If it wants to join, China will have to accept the rules laid down by the TPP. And it proved almost a step too far, in domestic political terms, when it copped the liberalisations required by its accession to the World Trade Organisation.

That's why it is almost inconceivable it will grant Australian business privileged access under a free-trade agreement now in its seventh arid year of negotiation.

This is especially so since the Australian business world is already in its thrall. We never hear of Australian business lobbying China to open its doors to investment there -- only of its lobbying the Australian authorities to open the doors wide to Chinese investment here.

So if the TPP does become a reality that includes the big players, the US and Japan -- at this stage a remote prospect -- it will almost certainly do so with China on the outside looking in.

On the security front, China always feels vulnerable because it has no alliances, unless one counts its ball and chain -- its old link with its communist kingdom neighbour, North Korea.

Its position is that its firepower remains modest compared with America's, and that it is merely modernising its military -- albeit a People's Liberation Army, the Communist Party's own forces that have held a special claim on the government since they saved the party's bacon by putting down the demonstrations of 1989.

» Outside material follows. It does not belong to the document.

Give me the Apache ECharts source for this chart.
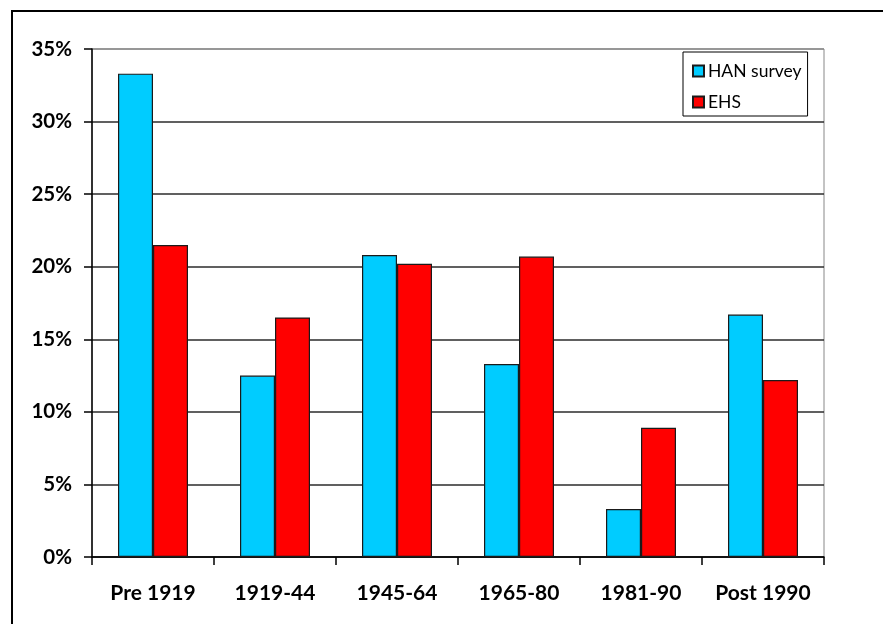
<!DOCTYPE html>
<html>
<head>
<meta charset="utf-8">
<script src="https://cdn.jsdelivr.net/npm/echarts@6/dist/echarts.min.js"></script>
<style>
  html, body { margin: 0; padding: 0; background: #fff; }
  #chart { width: 883px; height: 624px; }
</style>
</head>
<body>
<div id="chart"></div>
<script>
// data (percent)
var periods = ['Pre 1919', '1919-44', '1945-64', '1965-80', '1981-90', 'Post 1990'];
var hanSurvey = [33.3, 12.5, 20.8, 13.3, 3.3, 16.7];
var ehs = [21.5, 16.5, 20.2, 20.7, 8.9, 12.2];

var myChart = echarts.init(document.getElementById('chart'));

var option = {
    backgroundColor: '#fff',
    animation: false,
    textStyle: { fontFamily: 'Lato' },
    // outer frame of the chart, runs off the right / bottom edge
    graphic: [{
        type: 'rect',
        shape: { x: 12, y: 11, width: 900, height: 700 },
        style: { fill: 'none', stroke: '#000', lineWidth: 2 },
        silent: true
    }],
    grid: {
        left: 92, top: 49, right: 59, bottom: 67,
        show: true,
        borderColor: '#888',
        borderWidth: 1
    },
    legend: {
        data: ['HAN survey', 'EHS'],
        orient: 'vertical',
        left: 683,
        top: 52,
        padding: [9, 6, 4, 9],
        itemWidth: 11,
        itemHeight: 11,
        itemGap: 11,
        icon: 'rect',
        backgroundColor: '#fff',
        borderColor: '#000',
        borderWidth: 1,
        borderRadius: 0,
        textStyle: { fontFamily: 'Lato', fontSize: 17.5, color: '#000', lineHeight: 20, padding: [0, 0, 0, -1] }
    },
    xAxis: {
        type: 'category',
        data: periods,
        axisLine: { lineStyle: { color: '#000', width: 1.5 } },
        axisTick: { show: true, alignWithLabel: false, length: 8, lineStyle: { color: '#000', width: 1.5 } },
        axisLabel: { fontFamily: 'Lato', fontWeight: 'bold', fontSize: 21, color: '#000', margin: 26, interval: 0 }
    },
    yAxis: {
        type: 'value',
        min: 0,
        max: 35,
        interval: 5,
        axisLine: { show: true, lineStyle: { color: '#000', width: 1.5 } },
        axisTick: { show: true, inside: false, length: 8, lineStyle: { color: '#000', width: 1.5 } },
        axisLabel: {
            fontFamily: 'Lato', fontWeight: 'bold', fontSize: 20.5, color: '#000', margin: 20,
            formatter: function (v) { return v + '%'; }
        },
        splitLine: {
            lineStyle: {
                color: ['#2b2b2b', '#2b2b2b', '#2b2b2b', '#2b2b2b', '#2b2b2b', '#2b2b2b', '#2b2b2b', '#888'],
                width: 1.5
            }
        }
    },
    series: [{
        name: 'HAN survey',
        type: 'bar',
        data: hanSurvey,
        barWidth: 35,
        barGap: '0%',
        itemStyle: { color: '#00ccff', borderColor: '#1a1a1a', borderWidth: 1.2 }
    }, {
        name: 'EHS',
        type: 'bar',
        data: ehs,
        barWidth: 35,
        barGap: '0%',
        itemStyle: { color: '#ff0000', borderColor: '#1a1a1a', borderWidth: 1.2 }
    }]
};

myChart.setOption(option);
</script>
</body>
</html>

China has, however, clearly been attempting in the past couple of years to test the limits of the power that has been fuelled by its growing economic muscle.

It has observed that previous great powers built a capacity to project military muscle to match their economies, and sought to test it first in the South China Sea.

This was a bad choice. Mainly just because of China's own successful growth through globalisation, this large patch of the Pacific has become one of the most important commercial arteries in the world and contains substantial anticipated oil and gas.

China's capacity to control access to the South China Sea therefore was going to be contested strongly by its neighbours, which have not been slow to enlist the support of the world's greatest sea power, the US.

Washington has been emboldened and energised by this backing, which gives it a new positive narrative -- engagement with economically vibrant and mostly democratic Asia -- to substitute for the dreadfully negative one of trying to contain terrorism in the Middle East and Afghanistan, a war that it is now committed to steadily tone down.